The RAG Atlas: A Visual Guide to Retrieval Patterns

RAG isn't one thing. It's a family of pipelines, each with different trade-offs around latency, cost, accuracy, and complexity. The RAG Atlas maps ten of the most common retrieval patterns visually, with animated data-flow diagrams you can interact with.

Open the Interactive RAG Atlas →

Ten patterns covered

1. Vanilla RAG — the minimal baseline. Query → embed → vector search → LLM. Fastest and simplest, but brittle on ambiguous queries.

2. Hybrid RAG — BM25 + vector search, fused with Reciprocal Rank Fusion. Best for technical terms, error codes, and proper nouns that semantic search misses.

3. Rerank-first RAG — over-retrieve a wide candidate set, then cross-encode for precision. Significant accuracy improvement at the cost of extra latency.

4. Query Expansion — an LLM generates multiple query variants to cast a wider retrieval net. Rescues vague or vocabulary-mismatched queries.

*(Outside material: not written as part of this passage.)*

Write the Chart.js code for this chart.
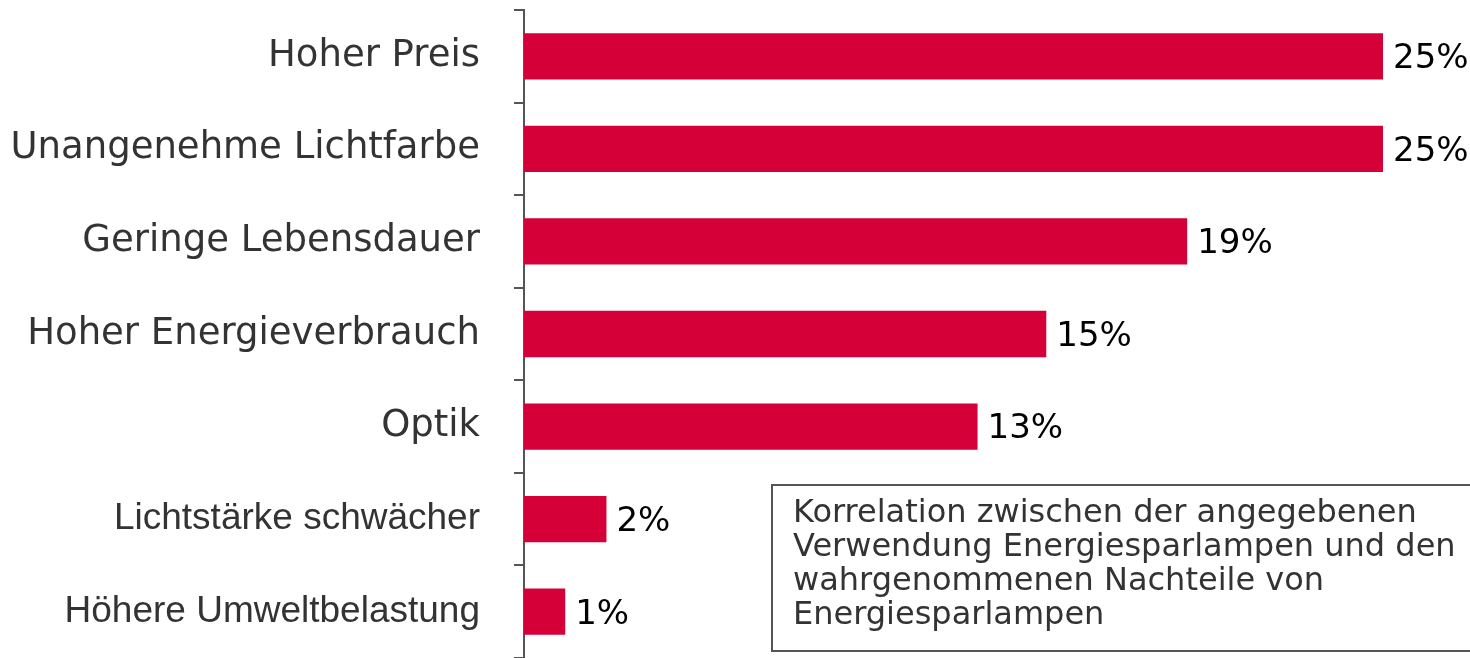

5. HyDE — Hypothetical Document Embeddings. The LLM drafts a plausible answer first; that answer's embedding retrieves better than the raw question.

6. Conversational RAG — condenses chat history into a standalone question before retrieval. Keeps multi-turn context accurate without stuffing the full transcript.

7. Router RAG — a classifier dispatches queries to the right source (docs, code index, SQL, web). Avoids polluting context by searching the wrong corpus.

8. Iterative / Corrective RAG — retrieve, draft, critique, refine, repeat. A self-correcting loop for complex questions and sparse corpora.

9. Graph RAG — traverses a knowledge graph from query entities, then summarises communities. Captures relationships that chunk-based retrieval structurally misses.

10. Structured RAG — the LLM generates SQL or tool calls for tabular data. Exact answers from authoritative structured sources with no hallucination on numeric facts (when SQL is correct).

Each pattern in the interactive version includes an animated flow diagram, a node-by-node inspector (what it does, why it exists, how it fails, and how to tune it), and a live simulator where you can toggle chunk size, top-k, reranker on/off, and hybrid mode, and see the effects on latency, cost, and accuracy risk in real time.